In order to exploit both the material quality of the site and the 11- foot ceiling heights, and employ the latest in sustainable design, hMa developed a strategy of consolidating all of the services for the floor into two translucent volumes clad in metal screen. The volumes incorporate the air conditioning equipment and the general illumination, while allowing views and passage through strategic openings. Organizationally, the layout places the workspaces and offices around the perimeter, while the central space is reserved for conferences and a flexible lobby for daily use and special events. The volumes establish and identity for the Joan Mitchell Foundation by giving a gallery-like feeling to the workspace and demonstrating a commitment to the environment and preservation of natural resources. Joan Mitchell’s paintings, while abstract, exhibit a deep reverence for the world and our approach embraces both the experimental and observational aspects of her work.
Conventional building practices for these types of spaces generally mandate that the ceilings be lowered and all the building services be placed in the remaining ceiling cavity. Not only does this approach destroy the spatial and material qualities of the offices, it is extremely wasteful from an energy perspective. Instead we propose smaller, slower speed mechanical fans installed in these two central volumes that distribute hot and cold air at the height of three feet directly from the sides of the volumes. This concept is called ‘displacement’ and is proven to reduce energy costs while enhancing comfort.

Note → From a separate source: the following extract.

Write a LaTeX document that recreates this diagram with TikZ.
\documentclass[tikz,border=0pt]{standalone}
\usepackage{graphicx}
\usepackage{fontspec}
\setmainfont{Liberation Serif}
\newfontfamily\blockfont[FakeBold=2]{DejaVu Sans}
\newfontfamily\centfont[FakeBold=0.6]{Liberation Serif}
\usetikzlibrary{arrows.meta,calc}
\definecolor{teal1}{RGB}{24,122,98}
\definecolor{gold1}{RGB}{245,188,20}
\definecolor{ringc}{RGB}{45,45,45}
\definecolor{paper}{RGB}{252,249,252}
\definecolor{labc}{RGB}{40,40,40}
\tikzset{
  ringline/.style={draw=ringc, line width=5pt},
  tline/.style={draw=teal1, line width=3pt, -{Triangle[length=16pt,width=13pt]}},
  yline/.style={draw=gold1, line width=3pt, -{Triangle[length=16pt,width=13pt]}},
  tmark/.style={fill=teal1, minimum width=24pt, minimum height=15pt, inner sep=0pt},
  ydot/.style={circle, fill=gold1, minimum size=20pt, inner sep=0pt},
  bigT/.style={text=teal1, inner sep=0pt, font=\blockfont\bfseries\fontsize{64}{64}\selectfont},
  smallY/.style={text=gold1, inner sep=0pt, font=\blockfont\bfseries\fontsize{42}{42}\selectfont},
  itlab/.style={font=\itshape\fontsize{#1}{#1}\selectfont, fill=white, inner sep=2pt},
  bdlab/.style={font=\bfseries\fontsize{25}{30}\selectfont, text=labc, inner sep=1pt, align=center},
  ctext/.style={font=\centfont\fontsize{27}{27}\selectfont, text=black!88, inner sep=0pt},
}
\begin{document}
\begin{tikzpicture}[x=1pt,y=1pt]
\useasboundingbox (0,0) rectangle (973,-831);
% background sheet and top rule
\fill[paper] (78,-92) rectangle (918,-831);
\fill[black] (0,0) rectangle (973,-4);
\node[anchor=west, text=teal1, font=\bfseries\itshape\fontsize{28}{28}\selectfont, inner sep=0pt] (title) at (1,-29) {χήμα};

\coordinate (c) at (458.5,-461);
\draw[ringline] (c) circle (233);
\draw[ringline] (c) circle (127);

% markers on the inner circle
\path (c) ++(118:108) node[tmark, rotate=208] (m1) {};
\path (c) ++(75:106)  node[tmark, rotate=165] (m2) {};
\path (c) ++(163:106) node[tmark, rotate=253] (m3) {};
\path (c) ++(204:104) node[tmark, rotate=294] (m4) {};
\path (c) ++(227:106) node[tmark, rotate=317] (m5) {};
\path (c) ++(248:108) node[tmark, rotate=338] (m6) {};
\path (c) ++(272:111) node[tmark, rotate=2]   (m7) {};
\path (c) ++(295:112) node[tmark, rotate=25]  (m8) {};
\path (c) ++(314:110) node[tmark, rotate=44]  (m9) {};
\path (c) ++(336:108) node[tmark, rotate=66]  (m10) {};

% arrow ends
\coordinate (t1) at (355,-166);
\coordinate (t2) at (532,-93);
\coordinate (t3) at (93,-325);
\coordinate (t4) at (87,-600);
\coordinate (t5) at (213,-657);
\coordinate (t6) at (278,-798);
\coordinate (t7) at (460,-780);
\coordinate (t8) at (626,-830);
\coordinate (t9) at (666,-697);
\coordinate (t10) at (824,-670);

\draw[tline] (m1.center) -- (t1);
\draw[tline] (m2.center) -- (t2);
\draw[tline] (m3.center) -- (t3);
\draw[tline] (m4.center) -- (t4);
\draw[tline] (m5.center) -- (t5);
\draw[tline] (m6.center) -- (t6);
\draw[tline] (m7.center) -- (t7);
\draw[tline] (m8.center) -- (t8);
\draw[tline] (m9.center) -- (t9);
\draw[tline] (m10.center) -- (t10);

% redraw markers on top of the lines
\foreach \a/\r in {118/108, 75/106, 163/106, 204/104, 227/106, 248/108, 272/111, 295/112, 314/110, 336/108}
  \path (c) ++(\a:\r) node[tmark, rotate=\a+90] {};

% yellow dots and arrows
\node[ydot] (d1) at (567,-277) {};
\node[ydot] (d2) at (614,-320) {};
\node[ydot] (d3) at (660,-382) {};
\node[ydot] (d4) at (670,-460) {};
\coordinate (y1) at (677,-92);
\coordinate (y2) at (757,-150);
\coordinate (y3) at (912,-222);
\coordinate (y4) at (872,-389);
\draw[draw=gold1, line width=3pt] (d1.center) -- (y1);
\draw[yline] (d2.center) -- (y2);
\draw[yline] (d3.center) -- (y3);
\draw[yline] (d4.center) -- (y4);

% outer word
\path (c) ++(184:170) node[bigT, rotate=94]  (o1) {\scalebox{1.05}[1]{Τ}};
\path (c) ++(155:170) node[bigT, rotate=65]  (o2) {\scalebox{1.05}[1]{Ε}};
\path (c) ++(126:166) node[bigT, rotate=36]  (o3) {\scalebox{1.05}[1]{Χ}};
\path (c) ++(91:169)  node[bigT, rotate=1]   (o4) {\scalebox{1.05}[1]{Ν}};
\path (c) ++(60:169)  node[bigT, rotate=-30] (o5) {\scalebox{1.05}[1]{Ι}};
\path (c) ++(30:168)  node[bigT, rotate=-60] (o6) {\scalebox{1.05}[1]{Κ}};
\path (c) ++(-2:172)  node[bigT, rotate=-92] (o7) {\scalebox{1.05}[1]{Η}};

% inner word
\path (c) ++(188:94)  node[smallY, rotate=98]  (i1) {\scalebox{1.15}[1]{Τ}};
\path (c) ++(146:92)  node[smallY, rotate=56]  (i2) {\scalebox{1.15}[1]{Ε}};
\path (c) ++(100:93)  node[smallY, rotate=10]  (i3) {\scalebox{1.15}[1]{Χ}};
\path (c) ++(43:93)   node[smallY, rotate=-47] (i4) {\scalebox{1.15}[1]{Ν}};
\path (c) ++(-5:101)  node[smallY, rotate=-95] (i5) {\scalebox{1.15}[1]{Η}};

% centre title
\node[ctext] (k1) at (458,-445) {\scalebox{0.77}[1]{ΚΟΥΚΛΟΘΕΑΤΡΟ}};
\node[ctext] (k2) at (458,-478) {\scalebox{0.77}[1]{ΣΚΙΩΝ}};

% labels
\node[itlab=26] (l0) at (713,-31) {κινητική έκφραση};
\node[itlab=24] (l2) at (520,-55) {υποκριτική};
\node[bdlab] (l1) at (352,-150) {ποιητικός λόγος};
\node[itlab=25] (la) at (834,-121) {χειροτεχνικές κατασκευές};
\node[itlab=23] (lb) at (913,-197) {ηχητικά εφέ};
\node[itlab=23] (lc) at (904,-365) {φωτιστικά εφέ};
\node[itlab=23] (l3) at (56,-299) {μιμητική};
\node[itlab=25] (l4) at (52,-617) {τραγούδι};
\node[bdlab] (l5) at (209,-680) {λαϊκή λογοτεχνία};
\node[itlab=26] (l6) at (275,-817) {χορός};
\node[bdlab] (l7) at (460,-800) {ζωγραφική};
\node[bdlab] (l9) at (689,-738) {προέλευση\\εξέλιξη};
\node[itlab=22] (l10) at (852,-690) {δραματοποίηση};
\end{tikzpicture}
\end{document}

We propose to light the space generally with indirect lighting from the central volumes, and again minimize disturbance to the ceiling with too many light fixtures. Lighting will be provided at the workstation level with control being given to individual employees. This approach can reduce electrical use for lighting by over 40%, and provide a softer, warmer hued work environment. We have attached concept sketches that outline our approach.

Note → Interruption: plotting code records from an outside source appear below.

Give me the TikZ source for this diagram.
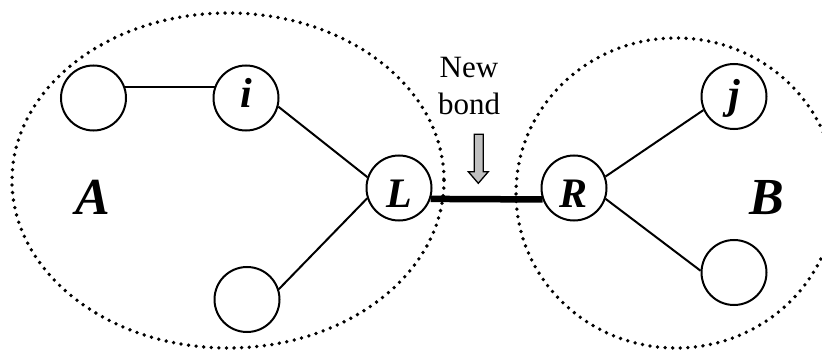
\documentclass[tikz,border=0pt]{standalone}
\usepackage{fontspec}
\setmainfont{Liberation Serif}
\usepackage{xcolor}
\definecolor{arrowgray}{RGB}{192, 192, 192}
\usepackage{tikz}

\begin{document}
\begin{tikzpicture}[x=1pt, y=-1pt,
    atom/.style={circle, draw, line width=2pt, minimum size=65pt, inner sep=0pt, text depth=0pt,
        font=\fontsize{42}{42}\selectfont\bfseries\itshape},
    link/.style={line width=2pt},
    region/.style={line width=3.8pt, line cap=round, dash pattern=on 0pt off 7.6pt}]
    \useasboundingbox (0,0) rectangle (822,350);
    \draw[region] (228,180.5) ellipse (216 and 167.5);
    \draw[region] (676,193) ellipse (160 and 155);
    \node[atom, text height=20pt] (a1) at (93.5,98) {};
    \node[atom, text height=20pt] (i) at (246,98) {i};
    \node[atom, text height=39pt] (L) at (399,188) {L};
    \node[atom, text height=20pt] (a2) at (247,299.5) {};
    \node[atom, text height=39pt] (R) at (574,188) {R};
    \node[atom, text height=25pt] (j) at (734,96.5) {j};
    \node[atom, text height=20pt] (b2) at (734,272.5) {};
    \node[font=\fontsize{52}{52}\selectfont\bfseries\itshape] (A) at (93,197) {A};
    \node[font=\fontsize{52}{52}\selectfont\bfseries\itshape] (B) at (767,197.5) {B};
    \node[align=center, anchor=north, inner sep=0pt, font=\fontsize{31}{37}\selectfont] (newbond) at (469,57) {New\\bond};
    \draw[link] (a1.20) -- (i.160);
    \draw[link] (i.-15) -- (L.161);
    \draw[link] (a2.18) -- (L.-162);
    \draw[link] (R.20.5) -- (j.-156);
    \draw[link] (R.-19.5) -- (b2.177);
    \draw[line width=6.5pt] (L.-19.5) -- (R.-160.5);
    \filldraw[fill=arrowgray, line width=1.3pt, line join=miter] (474.3,134.3) -- (483.3,134.3) -- (483.3,171.7)
        -- (488.3,171.7) -- (478.3,183.3) -- (468.3,171.7) -- (474.3,171.7) -- cycle;
\end{tikzpicture}
\end{document}
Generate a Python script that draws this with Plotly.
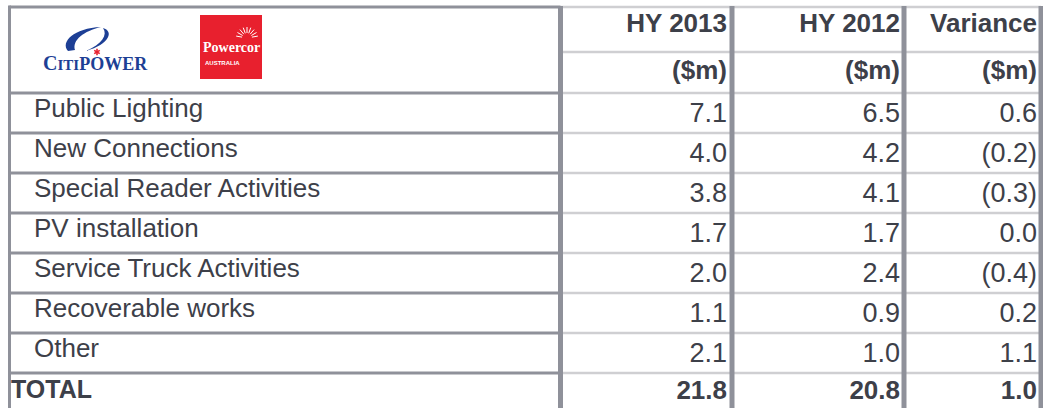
import math
import plotly.graph_objects as go

# ---------------- data ----------------
items = ["Public Lighting", "New Connections", "Special Reader Activities",
         "PV installation", "Service Truck Activities", "Recoverable works", "Other"]
hy2013 = [7.1, 4.0, 3.8, 1.7, 2.0, 1.1, 2.1]
hy2012 = [6.5, 4.2, 4.1, 1.7, 2.4, 0.9, 1.0]
variance = [0.6, -0.2, -0.3, 0.0, -0.4, 0.2, 1.1]
total_label = "TOTAL"
totals = [21.8, 20.8, 1.0]
col_headers = ["HY 2013", "HY 2012", "Variance"]
unit_label = "($m)"

# ---------------- geometry / style ----------------
W, H = 1043, 408
TXT = "#3d4049"
LINE = "#8f919a"
LIGHT = "#cfcfd2"
FONT = "Arial, Liberation Sans, sans-serif"

top = 7
hdr_mid = 52
first_row = 93
row_h = 40
left = 9.5
col_lines = [560.5, 732, 904, 1041]
col_right = [727, 900, 1037]


def fmt(v):
    return f"({abs(v):.1f})" if v < 0 else f"{v:.1f}"


n = len(items)
row_tops = [first_row + i * row_h for i in range(n + 1)]
label_y = [t + 17 for t in row_tops[:n]]
num_y = [t + 22 for t in row_tops[:n]]
total_y = row_tops[n] + 19

fig = go.Figure()

# item labels
fig.add_trace(go.Scatter(x=[34] * n, y=label_y, text=items, mode="text",
                         textposition="middle right",
                         textfont=dict(family=FONT, size=26, color=TXT),
                         hoverinfo="skip", showlegend=False))
fig.add_trace(go.Scatter(x=[11], y=[total_y], text=[f"<b>{total_label}</b>"], mode="text",
                         textposition="middle right",
                         textfont=dict(family=FONT, size=25, color=TXT),
                         hoverinfo="skip", showlegend=False))

# numeric columns
for cx, vals, tot, head in zip(col_right, [hy2013, hy2012, variance], totals, col_headers):
    fig.add_trace(go.Scatter(x=[cx] * n, y=num_y, text=[fmt(v) for v in vals], mode="text",
                             textposition="middle left",
                             textfont=dict(family=FONT, size=27, color=TXT),
                             hoverinfo="skip", showlegend=False))
    fig.add_trace(go.Scatter(x=[cx, cx, cx], y=[25, 72, total_y],
                             text=[f"<b>{head}</b>", f"<b>{unit_label}</b>", f"<b>{fmt(tot)}</b>"],
                             mode="text", textposition="middle left",
                             textfont=dict(family=FONT, size=26, color=TXT),
                             hoverinfo="skip", showlegend=False))

shapes = []
# light dotted lines across numeric columns
for y in [top, hdr_mid] + row_tops:
    shapes.append(dict(type="line", x0=col_lines[0], x1=col_lines[-1], y0=y, y1=y,
                       line=dict(color=LIGHT, width=2.5)))
# solid lines in label column
for y in [top] + row_tops:
    shapes.append(dict(type="line", x0=left, x1=col_lines[0], y0=y, y1=y,
                       line=dict(color=LINE, width=3)))
# left border
shapes.append(dict(type="line", x0=left, x1=left, y0=top - 1.5, y1=H,
                   line=dict(color=LINE, width=3)))
# vertical column lines
for x in col_lines:
    shapes.append(dict(type="line", x0=x, x1=x, y0=top - 1, y1=H,
                       line=dict(color=LINE, width=5)))

# ---- Powercor logo ----
shapes.append(dict(type="rect", x0=200, x1=262, y0=15, y1=79,
                   fillcolor="#e8202e", line=dict(width=0)))
cxs, cys = 247, 38
for k in range(9):
    a = math.radians(10 + k * 20)
    shapes.append(dict(type="line",
                       x0=cxs + 5 * math.cos(a), y0=cys - 5 * math.sin(a),
                       x1=cxs + 11 * math.cos(a), y1=cys - 11 * math.sin(a),
                       line=dict(color="white", width=1)))
# ---- CitiPower swoosh ----
BLUE = "#1d3f95"
shapes.append(dict(type="path",
                   path="M 68 51 C 60 42, 74 28, 101 27 C 84 31, 72 40, 75 50 Z",
                   fillcolor=BLUE, line=dict(width=0)))
shapes.append(dict(type="path",
                   path="M 103 28 C 114 31, 110 44, 86 51 C 102 44, 108 35, 103 28 Z",
                   fillcolor=BLUE, line=dict(width=0)))
# red star
for k in range(3):
    a = math.radians(90 + k * 60)
    shapes.append(dict(type="line",
                       x0=97 - 3.2 * math.cos(a), y0=52 - 3.2 * math.sin(a),
                       x1=97 + 3.2 * math.cos(a), y1=52 + 3.2 * math.sin(a),
                       line=dict(color="#e8202e", width=1.6)))

annotations = [
    dict(x=231, y=47, text="<b>Powercor</b>", showarrow=False,
         font=dict(family="Liberation Serif, serif", size=14, color="white"),
         xanchor="center", yanchor="middle"),
    dict(x=203, y=63, text="<b>AUSTRALIA</b>", showarrow=False,
         font=dict(family="Liberation Sans Narrow, Liberation Sans, sans-serif", size=6, color="white"),
         xanchor="left", yanchor="middle"),
    dict(x=95, y=63,
         text="<b><span style='font-size:20px'>C</span>ITI<span style='font-size:18px'>P</span>"
              "<span style='font-size:18px'>OWER</span></b>",
         showarrow=False, font=dict(family="Liberation Serif, serif", size=15, color=BLUE),
         xanchor="center", yanchor="middle"),
]

fig.update_layout(
    width=W, height=H,
    margin=dict(l=0, r=0, t=0, b=0),
    paper_bgcolor="white", plot_bgcolor="white",
    xaxis=dict(range=[0, W], visible=False, fixedrange=True),
    yaxis=dict(range=[H, 0], visible=False, fixedrange=True),
    shapes=shapes, annotations=annotations,
)

fig.write_html("out.html", config={"displayModeBar": False},
               post_script="document.body.style.margin='0';document.body.style.overflow='hidden';")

Lattice patterns of metal screen or etched on glass can create moiré patterns of increasing complexity on flat surfaces, evoking the complexity of cloud formation. We also propose that all electrical and data services be consolidated into raceway elements and workstations, minimizing typical sheetrock walls. The constant construction and dismantling of gypsum partitions is an enormous source of pollution in NY, and the elimination of walls not only reduces this problem but also can provide a more open, light filled work environment. We also propose that no new permanent flooring be installed, but that a careful selection of area rugs or consolidated carpet squares is used to control the space acoustically and provide color and warmth. Workstations can incorporate wood and fabric. Therefore, the basic approach to materials is to expose the elegant visual effect of the concrete shell, and selectively use a palette of sophisticated materials such as translucent metal, glass, wood, and warm fabrics. The layered translucent metal screening and moiré effects will create an abstract, yet expressive visual surface. We believe this design approach will visibly demonstrate the positive values of the Joan Mitchell Foundation while supporting the spirit of experimentation and creativity that is central to the JMF mission.